The book’s inspiration was the actual 2004 Thanksgiving Day Cowboys game, which Fountain watched at a friend’s house. He was in a funk at the time—George W. Bush had been reelected three weeks earlier, and Fountain (who now lives a stone’s throw from the forty-third president; proximity has not made his heart grow fonder) was still reeling.

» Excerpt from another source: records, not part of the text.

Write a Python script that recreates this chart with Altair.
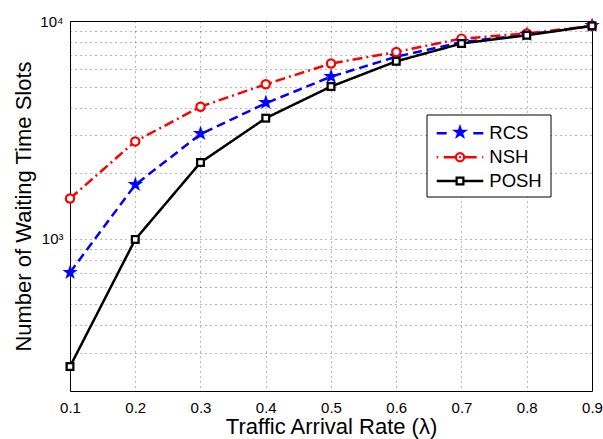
import altair as alt
import pandas as pd

# Mean number of waiting time slots versus traffic arrival rate
rates = [0.1, 0.2, 0.3, 0.4, 0.5, 0.6, 0.7, 0.8, 0.9]
rcs = [700, 1770, 3020, 4190, 5550, 6850, 8000, 8650, 9500]
nsh = [1530, 2800, 4040, 5120, 6380, 7210, 8300, 8760, 9500]
posh = [259, 993, 2240, 3580, 5000, 6530, 7880, 8600, 9500]

series_names = ["RCS", "NSH", "POSH"]
line_colors = ["#0000ff", "#ff0000", "#000000"]
dash_patterns = [[9, 5], [10, 4, 2, 4], [1, 0]]
key_dash_patterns = [[10, 26.6], [1.5, 5.5, 33, 5.5, 2], [1, 0]]

y_tick_values = [200, 300, 400, 500, 600, 700, 800, 900,
                 1000, 2000, 3000, 4000, 5000, 6000, 7000, 8000, 9000, 10000]

FONT = "Liberation Sans"
BLUE, RED, BLACK, WHITE = line_colors + ["#ffffff"]

rows = []
for name, values in zip(series_names, [rcs, nsh, posh]):
    for r, v in zip(rates, values):
        rows.append({"rate": r, "slots": v, "series": name})
df = pd.DataFrame(rows)
key_df = pd.DataFrame({"series": series_names, "row": list(range(len(series_names)))})

x_enc = alt.X("rate:Q", scale=alt.Scale(domain=[0.1, 0.9], nice=False),
              axis=alt.Axis(values=rates, format=".1f",
                            title="Traffic Arrival Rate (λ)",
                            titleY=42.5, titleBaseline="alphabetic",
                            labelPadding=9, labelFlush=False))
y_enc = alt.Y("slots:Q", scale=alt.Scale(type="log", domain=[200, 10000], nice=False),
              axis=alt.Axis(values=y_tick_values,
                            labelExpr="datum.value == 1000 ? '10³' : datum.value == 10000 ? '10⁴' : ''",
                            title="Number of Waiting Time Slots",
                            labelPadding=7, labelFlush=False))

base = alt.Chart(df)


def series(name):
    return base.transform_filter(alt.datum.series == name)


# --- data curves -----------------------------------------------------------
curves = [
    series(name).mark_line(color=col, strokeWidth=2.5, strokeDash=dash).encode(x=x_enc, y=y_enc)
    for name, col, dash in zip(series_names, line_colors, dash_patterns)
]

rcs_marks = [
    series("RCS").mark_text(text="★", font="DejaVu Sans", fontSize=20,
                            color=BLUE, baseline="middle").encode(x=x_enc, y=y_enc)
]
nsh_marks = [
    series("NSH").mark_circle(size=110, color=RED, opacity=1).encode(x=x_enc, y=y_enc),
    series("NSH").mark_circle(size=36, color=WHITE, opacity=1).encode(x=x_enc, y=y_enc),
]
posh_marks = [
    series("POSH").mark_square(size=81, color=BLACK, opacity=1).encode(x=x_enc, y=y_enc),
    series("POSH").mark_square(size=20, color=WHITE, opacity=1).encode(x=x_enc, y=y_enc),
]

plot = alt.layer(*curves, *rcs_marks, *nsh_marks, *posh_marks)

# --- key (boxed, inside the plot area) -------------------------------------
key_y = alt.Y("row:Q", scale=alt.Scale(domain=[0, 2], range=[112.3, 160], nice=False, zero=False),
              axis=None)
kx0, kx1, kxc = 366.7, 413.3, 390


def key_row(name):
    return alt.Chart(key_df).transform_filter(alt.datum.series == name)


key_box = alt.Chart(key_df.iloc[:1]).mark_rect(
    fill=WHITE, stroke=BLACK, strokeWidth=1
).encode(x=alt.value(357), x2=alt.value(481), y=alt.value(94), y2=alt.value(176))

key_lines = [
    key_row(name).mark_rule(color=col, strokeWidth=2.5, strokeDash=dash).encode(
        x=alt.value(kx0), x2=alt.value(kx1), y=key_y)
    for name, col, dash in zip(series_names, line_colors, key_dash_patterns)
]

key_marks = [
    key_row("RCS").mark_text(text="★", font="DejaVu Sans", fontSize=21,
                             color=BLUE, baseline="middle").encode(x=alt.value(kxc), y=key_y),
    key_row("NSH").mark_circle(size=110, color=RED, opacity=1).encode(x=alt.value(kxc), y=key_y),
    key_row("NSH").mark_circle(size=36, color=WHITE, opacity=1).encode(x=alt.value(kxc), y=key_y),
    key_row("NSH").mark_circle(size=5, color=RED, opacity=1).encode(x=alt.value(kxc), y=key_y),
    key_row("POSH").mark_square(size=81, color=BLACK, opacity=1).encode(x=alt.value(kxc), y=key_y),
    key_row("POSH").mark_square(size=20, color=WHITE, opacity=1).encode(x=alt.value(kxc), y=key_y),
]

key_labels = alt.Chart(key_df).mark_text(
    align="left", baseline="middle", font=FONT, fontSize=18.5, color=BLACK
).encode(x=alt.value(419.3), y=key_y, text="series:N")

key = alt.layer(key_box, *key_lines, *key_marks, key_labels)

chart = (
    alt.layer(plot, key)
    .resolve_scale(y="independent")
    .properties(width=522, height=370,
                autosize=alt.AutoSizeParams(type="none"),
                padding={"left": 70, "top": 21, "right": 11, "bottom": 48},
                background="white")
    .configure_view(stroke="black", strokeWidth=1)
    .configure_axis(
        grid=True, gridColor="#000000", gridDash=[1, 4], gridOpacity=0.55,
        domain=False, ticks=False,
        labelFont=FONT, labelFontSize=15, labelColor="black",
        titleFont=FONT, titleFontSize=22, titleFontWeight="normal", titleColor="black",
    )
)

chart.save("out.html", embed_options={"renderer": "svg", "actions": False})
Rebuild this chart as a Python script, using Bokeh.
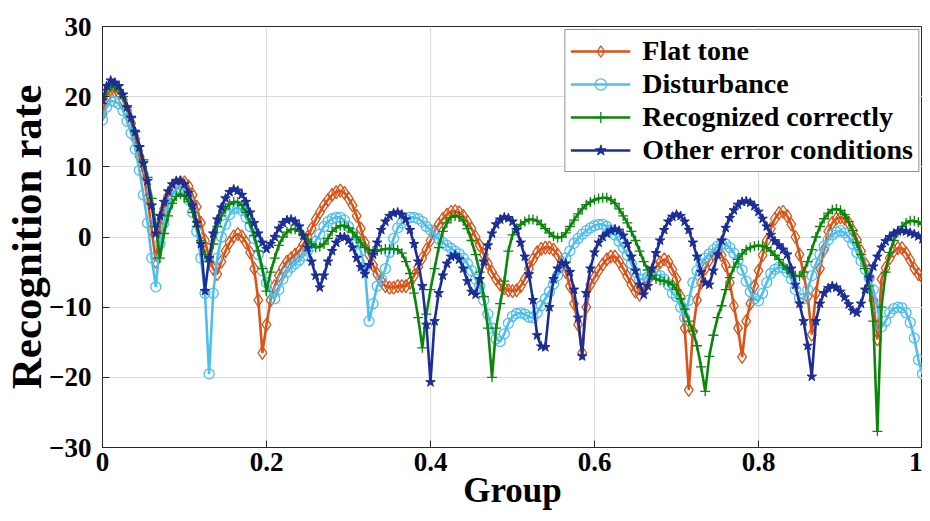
import numpy as np
from bokeh.plotting import figure
from bokeh.models import Range1d, FixedTicker, Legend, LegendItem
from bokeh.embed import file_html
from bokeh.resources import INLINE

# ---------------- data ----------------
group = np.linspace(0.0, 1.0, 201)

flat_tone = [
    17.5, 20.0, 21.0, 20.8, 20.5, 19.5, 18.0, 16.2, 14.0, 11.5,
    9.0, 5.5, 1.0, -3.5, 1.5, 4.0, 5.8, 7.0, 7.6, 7.8,
    7.8, 7.2, 6.0, 4.3, 2.0, -0.5, -3.0, -4.5, -5.3, -3.5,
    -2.0, -0.8, 0.1, 0.4, 0.1, -0.8, -2.2, -4.5, -9.0, -16.5,
    -12.5, -9.0, -7.0, -5.5, -4.4, -3.5, -3.0, -2.5, -2.0, -1.0,
    0.0, 1.2, 2.5, 3.5, 4.5, 5.3, 6.0, 6.4, 6.6, 6.3,
    5.5, 4.5, 3.0, 1.2, -0.8, -2.5, -4.0, -5.3, -6.3, -7.0,
    -7.2, -7.2, -7.0, -7.0, -7.0, -6.5, -5.5, -4.3, -3.0, -1.8,
    -0.5, 0.8, 1.8, 2.6, 3.2, 3.6, 3.7, 3.5, 3.0, 2.2,
    1.2, 0.0, -1.2, -2.5, -3.8, -5.0, -6.0, -6.8, -7.3, -7.6,
    -7.7, -7.6, -7.0, -6.0, -4.5, -3.2, -2.2, -1.7, -1.5, -1.5,
    -1.8, -2.5, -3.5, -5.0, -7.0, -9.5, -12.5, -16.5, -10.0, -6.8,
    -5.8, -4.8, -3.9, -3.2, -2.8, -2.8, -3.5, -4.5, -5.6, -6.8,
    -7.8, -8.2, -7.3, -6.2, -5.2, -4.3, -3.6, -3.2, -3.5, -4.6,
    -6.0, -8.5, -13.0, -21.8, -13.5, -9.0, -6.5, -4.5, -3.3, -2.5,
    -2.2, -2.6, -4.0, -6.5, -9.8, -13.0, -17.1, -12.0, -9.5, -7.0,
    -4.8, -2.6, -0.5, 1.2, 2.6, 3.4, 3.6, 3.0, 1.8, 0.0,
    -2.5, -5.2, -8.5, -13.9, -8.0, -4.5, -1.8, 0.8, 2.0, 2.6,
    2.8, 2.6, 2.0, 0.9, -0.4, -2.0, -3.8, -5.8, -9.0, -14.6,
    -6.0, -4.4, -3.0, -2.0, -1.6, -1.6, -2.3, -3.3, -4.5, -5.3,
    -5.8,
]

disturbance = [
    16.7, 18.5, 19.4, 19.3, 19.0, 18.0, 16.5, 14.8, 12.5, 9.5,
    6.0, 2.0, -3.0, -7.1, -1.0, 2.0, 4.5, 6.0, 6.8, 7.0,
    6.5, 5.3, 3.5, 0.8, -3.0, -8.0, -19.5, -8.0, -3.0, 0.0,
    1.8, 3.2, 4.0, 4.2, 3.8, 2.8, 1.5, -0.2, -2.5, -4.8,
    -6.5, -8.0, -8.8, -7.5, -6.0, -5.0, -4.3, -3.8, -3.3, -2.7,
    -2.0, -1.3, -0.6, 0.4, 1.5, 2.2, 2.6, 2.8, 2.8, 2.4,
    1.5, 0.5, -0.8, -2.0, -4.5, -12.0, -9.5, -7.0, -6.0, -4.5,
    -2.2, -0.2, 1.3, 2.0, 2.5, 2.8, 2.8, 2.6, 2.2, 1.5,
    1.0, 0.4, -0.3, -0.8, -1.2, -1.6, -2.0, -2.4, -3.0, -3.8,
    -4.8, -6.0, -7.0, -9.0, -11.0, -13.0, -14.5, -14.9, -13.8, -12.3,
    -11.3, -10.9, -10.8, -11.0, -11.4, -11.5, -10.8, -9.8, -8.8, -7.8,
    -6.7, -5.5, -4.3, -3.0, -2.0, -0.9, -0.2, 0.4, 0.9, 1.3,
    1.6, 1.8, 1.8, 1.5, 1.0, 0.3, -0.6, -1.5, -2.6, -3.8,
    -5.0, -6.0, -6.0, -5.7, -5.4, -5.3, -5.5, -6.0, -6.8, -8.0,
    -8.5, -10.0, -11.5, -9.0, -6.5, -4.8, -3.8, -3.0, -2.4, -1.8,
    -1.3, -1.0, -1.0, -1.5, -2.3, -3.3, -4.7, -6.3, -7.8, -8.8,
    -9.1, -8.0, -6.5, -5.2, -4.6, -4.3, -4.4, -5.0, -6.0, -7.5,
    -8.7, -8.8, -7.5, -5.5, -3.8, -2.5, -1.3, -0.4, 0.3, 0.7,
    0.9, 0.6, 0.0, -1.0, -2.2, -3.4, -4.6, -5.8, -7.5, -10.0,
    -12.8, -12.0, -10.8, -10.2, -10.0, -10.1, -10.8, -12.2, -14.4, -17.5,
    -19.5,
]

recognized = [
    19.0, 21.0, 21.5, 21.3, 21.0, 20.0, 18.5, 17.0, 15.0, 13.0,
    11.0, 8.5, 5.5, 1.5, -3.0, 0.5, 3.0, 4.8, 5.8, 6.1,
    5.8, 5.0, 3.5, 1.5, -0.5, -2.5, -3.5, -1.0, 1.5, 3.0,
    4.0, 4.7, 5.0, 5.0, 4.5, 3.5, 2.0, 0.2, -2.0, -4.5,
    -7.7, -5.0, -3.0, -1.2, 0.0, 0.7, 1.1, 1.1, 0.8, 0.3,
    -0.3, -1.0, -1.5, -1.4, -1.0, -0.2, 0.8, 1.3, 1.6, 1.6,
    1.3, 0.7, 0.0, -0.8, -1.5, -1.8, -2.0, -2.0, -1.8, -1.7,
    -1.7, -1.7, -1.8, -2.3, -3.5, -5.2, -8.0, -11.5, -15.8, -11.0,
    -7.5, -4.5, -1.5, 0.8, 2.0, 2.8, 3.0, 2.9, 2.3, 1.2,
    -0.5, -2.5, -5.0, -8.5, -13.0, -20.0, -13.0, -9.5, -6.3, -2.0,
    0.3, 1.2, 1.8, 2.2, 2.5, 2.5, 2.3, 1.8, 1.2, 0.6,
    0.1, -0.1, 0.0, 0.6, 1.5, 2.4, 3.3, 4.0, 4.6, 5.0,
    5.3, 5.5, 5.6, 5.6, 5.3, 4.8, 4.0, 3.0, 2.0, 0.8,
    -0.5, -2.0, -3.5, -4.7, -5.5, -6.0, -6.2, -6.3, -6.4, -6.8,
    -7.5, -8.8, -10.3, -12.0, -13.4, -15.5, -18.5, -22.0, -17.0, -14.0,
    -11.5, -9.8, -7.5, -5.8, -4.3, -3.2, -2.4, -1.8, -1.5, -1.3,
    -1.2, -1.3, -1.5, -2.0, -2.6, -3.2, -4.0, -4.6, -5.2, -5.5,
    -5.6, -5.0, -3.5, -1.8, 0.0, 1.5, 2.6, 3.4, 3.9, 4.0,
    3.8, 3.2, 2.2, 0.9, -0.8, -2.5, -4.5, -7.0, -12.0, -27.7,
    -10.0, -5.0, -2.2, -0.5, 0.7, 1.5, 2.0, 2.3, 2.3, 2.1,
    1.8,
]

other_error = [
    19.5, 21.5, 22.3, 22.0, 21.5, 20.3, 18.5, 17.0, 15.0, 12.8,
    10.5, 8.0, 4.5, 0.5, 3.0, 5.0, 6.5, 7.5, 8.0, 8.0,
    7.5, 6.3, 4.5, 2.0, -1.0, -7.7, -3.0, 0.5, 2.5, 4.2,
    5.5, 6.4, 6.8, 6.6, 6.0, 5.0, 3.5, 2.0, 0.5, -0.8,
    -1.7, -1.0, 0.0, 1.2, 2.0, 2.4, 2.5, 2.2, 1.5, 0.2,
    -1.5, -3.5, -5.5, -7.2, -5.5, -3.5, -2.0, -0.8, 0.0, 0.0,
    -0.5, -1.5, -3.0, -4.3, -5.3, -4.0, -2.5, -0.8, 1.0, 2.2,
    3.0, 3.4, 3.5, 3.2, 2.5, 1.0, -1.0, -3.5, -7.0, -12.5,
    -20.7, -12.0, -8.0, -5.5, -3.8, -2.8, -2.6, -3.2, -4.5, -6.3,
    -7.8, -8.2, -6.0, -3.5, -1.2, 0.5, 1.8, 2.5, 2.8, 2.7,
    2.2, 1.0, -0.8, -2.8, -5.3, -9.0, -14.0, -15.6, -15.7, -10.0,
    -6.0, -4.5, -3.7, -3.8, -5.0, -7.5, -11.5, -17.0, -8.0, -4.5,
    -2.2, -0.8, 0.0, 0.5, 0.9, 1.1, 0.9, 0.2, -1.0, -2.8,
    -4.8, -6.8, -8.2, -7.0, -4.5, -2.3, -0.5, 1.0, 2.2, 2.9,
    3.2, 3.0, 2.2, 1.0, -0.8, -2.8, -5.0, -6.5, -6.8, -4.8,
    -2.5, -0.5, 1.3, 2.7, 3.8, 4.6, 5.0, 5.1, 4.9, 4.4,
    3.6, 2.6, 1.5, 0.3, -0.6, -1.2, -1.8, -2.5, -4.5, -6.8,
    -9.5, -12.0, -15.5, -19.9, -12.0, -9.5, -8.0, -7.3, -7.0, -7.2,
    -7.8, -8.6, -9.6, -10.5, -10.8, -9.5, -7.5, -5.8, -4.2, -2.8,
    -1.5, -0.6, 0.0, 0.5, 0.8, 0.9, 0.8, 0.6, 0.4, 0.1,
    -0.3,
]

series_names = ["Flat tone", "Disturbance", "Recognized correctly", "Other error conditions"]
x_ticks = [0, 0.2, 0.4, 0.6, 0.8, 1]
x_tick_labels = ["0", "0.2", "0.4", "0.6", "0.8", "1"]
y_ticks = [-30, -20, -10, 0, 10, 20, 30]

# ---------------- styling ----------------
FONT = "Liberation Serif"
AX = "#262626"
C_ORANGE = "#D95319"
C_LBLUE = "#4DBEEE"
C_GREEN = "#0A870A"
C_DBLUE = "#1C2E96"

p = figure(frame_width=820, frame_height=421, x_range=Range1d(0, 1), y_range=Range1d(-30, 30),
           output_backend="svg", toolbar_location=None,
           min_border_left=94, min_border_top=26, min_border_bottom=50, min_border_right=0)
p.background_fill_color = "white"
p.border_fill_color = "white"
p.outline_line_color = AX
p.outline_line_width = 1

p.xaxis.ticker = FixedTicker(ticks=x_ticks)
p.yaxis.ticker = FixedTicker(ticks=y_ticks)
p.xaxis.major_label_overrides = {t: l for t, l in zip(x_ticks, x_tick_labels)}
p.xaxis.axis_label = "Group"
p.yaxis.axis_label = "Recognition rate"

for ax in (p.xaxis[0], p.yaxis[0]):
    ax.major_label_text_font = FONT
    ax.major_label_text_font_style = "bold"
    ax.major_label_text_font_size = "27px"
    ax.major_label_text_color = "black"
    ax.axis_label_text_font = FONT
    ax.axis_label_text_font_style = "bold"
    ax.axis_label_text_color = "black"
    ax.major_tick_in = 7
    ax.major_tick_out = 0
    ax.minor_tick_line_color = None
    ax.axis_line_color = AX
    ax.major_tick_line_color = AX
p.xaxis.axis_label_text_font_size = "35px"
p.yaxis.axis_label_text_font_size = "43px"
p.xaxis.major_label_standoff = 5
p.xaxis.axis_label_standoff = -3
p.yaxis.major_label_standoff = 11
p.yaxis.axis_label_standoff = -4

p.xgrid.ticker = FixedTicker(ticks=x_ticks)
p.ygrid.ticker = FixedTicker(ticks=y_ticks)
p.grid.grid_line_color = "#dcdcdc"
p.grid.grid_line_width = 1

LW = 2.6
items = []
r1 = p.line(group, flat_tone, line_color=C_ORANGE, line_width=LW)
s1 = p.scatter(group, flat_tone, marker="diamond", size=13, fill_color=None,
               line_color=C_ORANGE, line_width=1.3)
items.append(LegendItem(label=series_names[0], renderers=[r1, s1]))

r2 = p.line(group, disturbance, line_color=C_LBLUE, line_width=LW)
s2 = p.scatter(group, disturbance, marker="circle", size=10, fill_color=None,
               line_color=C_LBLUE, line_width=1.3)
items.append(LegendItem(label=series_names[1], renderers=[r2, s2]))

r3 = p.line(group, recognized, line_color=C_GREEN, line_width=LW)
s3 = p.scatter(group, recognized, marker="cross", size=10, fill_color=None,
               line_color=C_GREEN, line_width=1.3)
items.append(LegendItem(label=series_names[2], renderers=[r3, s3]))

r4 = p.line(group, other_error, line_color=C_DBLUE, line_width=LW)
s4 = p.scatter(group, other_error, marker="star", size=10, fill_color=C_DBLUE,
               line_color=C_DBLUE, line_width=1)
items.append(LegendItem(label=series_names[3], renderers=[r4, s4]))

legend = Legend(items=items, location="top_right")
legend.label_text_font = FONT
legend.label_text_font_style = "bold"
legend.label_text_font_size = "28px"
legend.label_text_color = "black"
legend.glyph_width = 60
legend.glyph_height = 28
legend.label_height = 28
legend.label_standoff = 12
legend.spacing = 1
legend.padding = 5
legend.margin = 3
legend.border_line_color = AX
legend.border_line_width = 1
legend.background_fill_color = "white"
legend.background_fill_alpha = 1
p.add_layout(legend)

open("out.html", "w").write(file_html(p, INLINE))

“It was beyond my comprehension,” he says. “I realized, I don’t understand my country. So I’m sitting on the sofa, and this surreal halftime show comes on, and I couldn’t believe what I was watching—Destiny’s Child slinking around and doing these PG-rated hip thrusts while these drill teams in dress blues are doing their rifle routines and American flags are going by. But in the middle of all that, there’s this group of soldiers in desert camos who are marching along with the drill team, and they do this sloppy, out-of-step about-face, and I thought to myself, ‘They’re drunk! They don’t give a damn!’ It’s all beyond absurd to them. What would that do to your head, to have gone through the ultimate reality of combat and then you’re plunked down in the middle of this shit show?”

To answer that question, Fountain summoned up a voice that’s vastly different from the modestly lyrical one he displayed in his short stories. Billy Lynn is a book about America’s outsized appetite for sex and violence and fame and money, and Fountain addresses it by allowing his language to grow similarly carnivorous. At one point, he vividly describes the cosmetically altered face of fictional Cowboys owner Norm Oglesby—who may bear a certain resemblance to the real-life Cowboys owner—as “compelling and garish, like a sales lot for reconditioned carnival rides. . . . His complexion is the ruddled, well-scrubbed pink of an old ketchup stain.” This is the sort of language that can bring a Dallas cocktail party to a screeching halt.

Fountain’s language and ambitions in Billy Lynn resemble those of Norman Mailer, many of whose books sit on the shelves of his home office. Mailer was at the peak of his powers and popularity in the sixties, a time when novelists were considered major cultural figures. Fountain knows that aiming for such status in these post-literary times is a long shot. On the one hand, Billy Lynn may get him in trouble in his adopted hometown that has never felt like home. “If mainstream Dallas reads it, I think there will be a lot of people who will resent it and resent me,” he says. On the other hand, he may not need to worry. “There’s a strong possibility that no one here will pay any attention whatsoever. To the extent that serious readers pay attention to my book, I hope they find something good in it. But that’s not the culture we live in, is it? Do books really cause waves anymore?”